# SHORT PROBLEM:
Below is a listing; reproduce each line of it exactly.

## Begin RAW DATA

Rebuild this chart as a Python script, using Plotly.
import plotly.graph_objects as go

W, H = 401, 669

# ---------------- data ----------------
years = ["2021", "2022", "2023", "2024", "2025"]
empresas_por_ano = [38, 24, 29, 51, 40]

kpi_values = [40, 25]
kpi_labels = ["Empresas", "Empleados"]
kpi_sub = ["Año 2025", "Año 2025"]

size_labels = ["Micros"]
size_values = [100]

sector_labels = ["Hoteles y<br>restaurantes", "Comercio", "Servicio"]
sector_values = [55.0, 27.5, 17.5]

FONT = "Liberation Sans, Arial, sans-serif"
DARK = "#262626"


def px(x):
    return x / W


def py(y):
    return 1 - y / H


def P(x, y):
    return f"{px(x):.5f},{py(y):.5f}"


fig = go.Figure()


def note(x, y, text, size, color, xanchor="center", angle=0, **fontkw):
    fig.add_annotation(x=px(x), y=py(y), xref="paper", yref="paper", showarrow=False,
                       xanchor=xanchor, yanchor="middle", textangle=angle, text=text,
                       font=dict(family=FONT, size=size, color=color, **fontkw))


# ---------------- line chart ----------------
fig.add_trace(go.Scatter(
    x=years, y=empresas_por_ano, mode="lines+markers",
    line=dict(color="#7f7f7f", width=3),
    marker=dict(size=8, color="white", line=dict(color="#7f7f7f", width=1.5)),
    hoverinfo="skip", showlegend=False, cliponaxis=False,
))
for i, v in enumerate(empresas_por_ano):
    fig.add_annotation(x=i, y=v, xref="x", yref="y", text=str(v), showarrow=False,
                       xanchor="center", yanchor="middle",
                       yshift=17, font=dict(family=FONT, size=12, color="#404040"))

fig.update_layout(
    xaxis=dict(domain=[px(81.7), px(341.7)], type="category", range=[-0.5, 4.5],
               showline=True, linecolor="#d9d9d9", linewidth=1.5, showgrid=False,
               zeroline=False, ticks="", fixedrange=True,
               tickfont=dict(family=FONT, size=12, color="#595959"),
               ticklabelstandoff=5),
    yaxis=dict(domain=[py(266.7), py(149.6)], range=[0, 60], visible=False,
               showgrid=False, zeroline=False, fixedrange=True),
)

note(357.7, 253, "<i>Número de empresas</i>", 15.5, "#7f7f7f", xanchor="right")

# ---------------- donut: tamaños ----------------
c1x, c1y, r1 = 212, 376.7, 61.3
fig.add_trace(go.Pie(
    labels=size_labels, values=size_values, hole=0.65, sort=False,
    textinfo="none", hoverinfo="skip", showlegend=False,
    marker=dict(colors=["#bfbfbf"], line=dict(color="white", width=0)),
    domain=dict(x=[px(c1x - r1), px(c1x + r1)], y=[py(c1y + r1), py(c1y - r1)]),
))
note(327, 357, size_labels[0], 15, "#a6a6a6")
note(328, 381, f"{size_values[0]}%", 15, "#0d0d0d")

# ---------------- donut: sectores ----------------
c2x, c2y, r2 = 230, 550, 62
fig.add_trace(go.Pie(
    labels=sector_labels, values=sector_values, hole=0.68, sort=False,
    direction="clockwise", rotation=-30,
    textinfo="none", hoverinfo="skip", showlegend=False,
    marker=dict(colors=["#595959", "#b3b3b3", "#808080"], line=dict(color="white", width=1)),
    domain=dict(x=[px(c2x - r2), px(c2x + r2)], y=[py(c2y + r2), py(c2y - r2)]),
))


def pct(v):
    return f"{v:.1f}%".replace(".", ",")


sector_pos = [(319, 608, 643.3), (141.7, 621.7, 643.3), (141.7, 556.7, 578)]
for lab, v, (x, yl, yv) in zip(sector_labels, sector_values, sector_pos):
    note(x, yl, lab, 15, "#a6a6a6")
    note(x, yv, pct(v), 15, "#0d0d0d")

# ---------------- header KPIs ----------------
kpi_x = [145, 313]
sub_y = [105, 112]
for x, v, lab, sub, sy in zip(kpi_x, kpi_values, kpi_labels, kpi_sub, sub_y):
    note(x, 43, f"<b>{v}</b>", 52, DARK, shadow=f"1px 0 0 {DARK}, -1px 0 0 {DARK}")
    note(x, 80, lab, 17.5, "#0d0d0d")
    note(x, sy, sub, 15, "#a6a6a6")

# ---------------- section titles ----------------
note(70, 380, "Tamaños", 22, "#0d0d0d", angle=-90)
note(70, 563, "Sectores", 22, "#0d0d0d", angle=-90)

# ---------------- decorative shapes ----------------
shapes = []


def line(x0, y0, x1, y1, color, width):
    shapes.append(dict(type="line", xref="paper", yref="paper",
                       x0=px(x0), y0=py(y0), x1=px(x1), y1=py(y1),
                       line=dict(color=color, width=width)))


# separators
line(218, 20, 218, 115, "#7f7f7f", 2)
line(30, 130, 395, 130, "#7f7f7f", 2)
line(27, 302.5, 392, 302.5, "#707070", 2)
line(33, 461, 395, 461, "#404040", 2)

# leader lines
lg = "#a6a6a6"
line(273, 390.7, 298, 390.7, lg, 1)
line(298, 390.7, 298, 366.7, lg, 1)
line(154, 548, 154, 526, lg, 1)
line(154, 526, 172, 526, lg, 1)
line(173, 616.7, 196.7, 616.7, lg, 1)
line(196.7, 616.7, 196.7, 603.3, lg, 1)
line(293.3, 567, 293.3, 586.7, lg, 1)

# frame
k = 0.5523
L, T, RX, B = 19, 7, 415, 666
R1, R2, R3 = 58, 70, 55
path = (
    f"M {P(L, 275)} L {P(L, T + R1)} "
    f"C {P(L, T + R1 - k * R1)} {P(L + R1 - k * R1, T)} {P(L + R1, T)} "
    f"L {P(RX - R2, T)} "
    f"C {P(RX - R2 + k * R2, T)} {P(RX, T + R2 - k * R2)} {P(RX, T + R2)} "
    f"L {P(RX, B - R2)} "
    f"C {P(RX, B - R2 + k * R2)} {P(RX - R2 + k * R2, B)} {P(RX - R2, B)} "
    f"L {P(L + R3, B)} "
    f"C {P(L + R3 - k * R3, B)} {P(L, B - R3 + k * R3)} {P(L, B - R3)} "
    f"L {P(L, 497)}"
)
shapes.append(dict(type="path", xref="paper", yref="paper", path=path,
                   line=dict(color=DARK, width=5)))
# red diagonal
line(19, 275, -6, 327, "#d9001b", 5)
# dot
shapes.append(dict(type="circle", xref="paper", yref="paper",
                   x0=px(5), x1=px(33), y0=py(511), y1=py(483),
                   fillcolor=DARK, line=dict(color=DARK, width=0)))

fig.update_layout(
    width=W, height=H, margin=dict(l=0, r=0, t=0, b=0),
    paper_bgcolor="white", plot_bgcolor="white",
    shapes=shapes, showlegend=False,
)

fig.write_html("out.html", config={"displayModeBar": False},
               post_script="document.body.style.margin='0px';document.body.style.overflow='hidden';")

## End RAW DATA

# IN RESPONSE:
Rebuild this chart as a Python script, using Plotly.
import plotly.graph_objects as go

W, H = 401, 669

# ---------------- data ----------------
years = ["2021", "2022", "2023", "2024", "2025"]
empresas_por_ano = [38, 24, 29, 51, 40]

kpi_values = [40, 25]
kpi_labels = ["Empresas", "Empleados"]
kpi_sub = ["Año 2025", "Año 2025"]

size_labels = ["Micros"]
size_values = [100]

sector_labels = ["Hoteles y<br>restaurantes", "Comercio", "Servicio"]
sector_values = [55.0, 27.5, 17.5]

FONT = "Liberation Sans, Arial, sans-serif"
DARK = "#262626"


def px(x):
    return x / W


def py(y):
    return 1 - y / H


def P(x, y):
    return f"{px(x):.5f},{py(y):.5f}"


fig = go.Figure()


def note(x, y, text, size, color, xanchor="center", angle=0, **fontkw):
    fig.add_annotation(x=px(x), y=py(y), xref="paper", yref="paper", showarrow=False,
                       xanchor=xanchor, yanchor="middle", textangle=angle, text=text,
                       font=dict(family=FONT, size=size, color=color, **fontkw))


# ---------------- line chart ----------------
fig.add_trace(go.Scatter(
    x=years, y=empresas_por_ano, mode="lines+markers",
    line=dict(color="#7f7f7f", width=3),
    marker=dict(size=8, color="white", line=dict(color="#7f7f7f", width=1.5)),
    hoverinfo="skip", showlegend=False, cliponaxis=False,
))
for i, v in enumerate(empresas_por_ano):
    fig.add_annotation(x=i, y=v, xref="x", yref="y", text=str(v), showarrow=False,
                       xanchor="center", yanchor="middle",
                       yshift=17, font=dict(family=FONT, size=12, color="#404040"))

fig.update_layout(
    xaxis=dict(domain=[px(81.7), px(341.7)], type="category", range=[-0.5, 4.5],
               showline=True, linecolor="#d9d9d9", linewidth=1.5, showgrid=False,
               zeroline=False, ticks="", fixedrange=True,
               tickfont=dict(family=FONT, size=12, color="#595959"),
               ticklabelstandoff=5),
    yaxis=dict(domain=[py(266.7), py(149.6)], range=[0, 60], visible=False,
               showgrid=False, zeroline=False, fixedrange=True),
)

note(357.7, 253, "<i>Número de empresas</i>", 15.5, "#7f7f7f", xanchor="right")

# ---------------- donut: tamaños ----------------
c1x, c1y, r1 = 212, 376.7, 61.3
fig.add_trace(go.Pie(
    labels=size_labels, values=size_values, hole=0.65, sort=False,
    textinfo="none", hoverinfo="skip", showlegend=False,
    marker=dict(colors=["#bfbfbf"], line=dict(color="white", width=0)),
    domain=dict(x=[px(c1x - r1), px(c1x + r1)], y=[py(c1y + r1), py(c1y - r1)]),
))
note(327, 357, size_labels[0], 15, "#a6a6a6")
note(328, 381, f"{size_values[0]}%", 15, "#0d0d0d")

# ---------------- donut: sectores ----------------
c2x, c2y, r2 = 230, 550, 62
fig.add_trace(go.Pie(
    labels=sector_labels, values=sector_values, hole=0.68, sort=False,
    direction="clockwise", rotation=-30,
    textinfo="none", hoverinfo="skip", showlegend=False,
    marker=dict(colors=["#595959", "#b3b3b3", "#808080"], line=dict(color="white", width=1)),
    domain=dict(x=[px(c2x - r2), px(c2x + r2)], y=[py(c2y + r2), py(c2y - r2)]),
))


def pct(v):
    return f"{v:.1f}%".replace(".", ",")


sector_pos = [(319, 608, 643.3), (141.7, 621.7, 643.3), (141.7, 556.7, 578)]
for lab, v, (x, yl, yv) in zip(sector_labels, sector_values, sector_pos):
    note(x, yl, lab, 15, "#a6a6a6")
    note(x, yv, pct(v), 15, "#0d0d0d")

# ---------------- header KPIs ----------------
kpi_x = [145, 313]
sub_y = [105, 112]
for x, v, lab, sub, sy in zip(kpi_x, kpi_values, kpi_labels, kpi_sub, sub_y):
    note(x, 43, f"<b>{v}</b>", 52, DARK, shadow=f"1px 0 0 {DARK}, -1px 0 0 {DARK}")
    note(x, 80, lab, 17.5, "#0d0d0d")
    note(x, sy, sub, 15, "#a6a6a6")

# ---------------- section titles ----------------
note(70, 380, "Tamaños", 22, "#0d0d0d", angle=-90)
note(70, 563, "Sectores", 22, "#0d0d0d", angle=-90)

# ---------------- decorative shapes ----------------
shapes = []


def line(x0, y0, x1, y1, color, width):
    shapes.append(dict(type="line", xref="paper", yref="paper",
                       x0=px(x0), y0=py(y0), x1=px(x1), y1=py(y1),
                       line=dict(color=color, width=width)))


# separators
line(218, 20, 218, 115, "#7f7f7f", 2)
line(30, 130, 395, 130, "#7f7f7f", 2)
line(27, 302.5, 392, 302.5, "#707070", 2)
line(33, 461, 395, 461, "#404040", 2)

# leader lines
lg = "#a6a6a6"
line(273, 390.7, 298, 390.7, lg, 1)
line(298, 390.7, 298, 366.7, lg, 1)
line(154, 548, 154, 526, lg, 1)
line(154, 526, 172, 526, lg, 1)
line(173, 616.7, 196.7, 616.7, lg, 1)
line(196.7, 616.7, 196.7, 603.3, lg, 1)
line(293.3, 567, 293.3, 586.7, lg, 1)

# frame
k = 0.5523
L, T, RX, B = 19, 7, 415, 666
R1, R2, R3 = 58, 70, 55
path = (
    f"M {P(L, 275)} L {P(L, T + R1)} "
    f"C {P(L, T + R1 - k * R1)} {P(L + R1 - k * R1, T)} {P(L + R1, T)} "
    f"L {P(RX - R2, T)} "
    f"C {P(RX - R2 + k * R2, T)} {P(RX, T + R2 - k * R2)} {P(RX, T + R2)} "
    f"L {P(RX, B - R2)} "
    f"C {P(RX, B - R2 + k * R2)} {P(RX - R2 + k * R2, B)} {P(RX - R2, B)} "
    f"L {P(L + R3, B)} "
    f"C {P(L + R3 - k * R3, B)} {P(L, B - R3 + k * R3)} {P(L, B - R3)} "
    f"L {P(L, 497)}"
)
shapes.append(dict(type="path", xref="paper", yref="paper", path=path,
                   line=dict(color=DARK, width=5)))
# red diagonal
line(19, 275, -6, 327, "#d9001b", 5)
# dot
shapes.append(dict(type="circle", xref="paper", yref="paper",
                   x0=px(5), x1=px(33), y0=py(511), y1=py(483),
                   fillcolor=DARK, line=dict(color=DARK, width=0)))

fig.update_layout(
    width=W, height=H, margin=dict(l=0, r=0, t=0, b=0),
    paper_bgcolor="white", plot_bgcolor="white",
    shapes=shapes, showlegend=False,
)

fig.write_html("out.html", config={"displayModeBar": False},
               post_script="document.body.style.margin='0px';document.body.style.overflow='hidden';")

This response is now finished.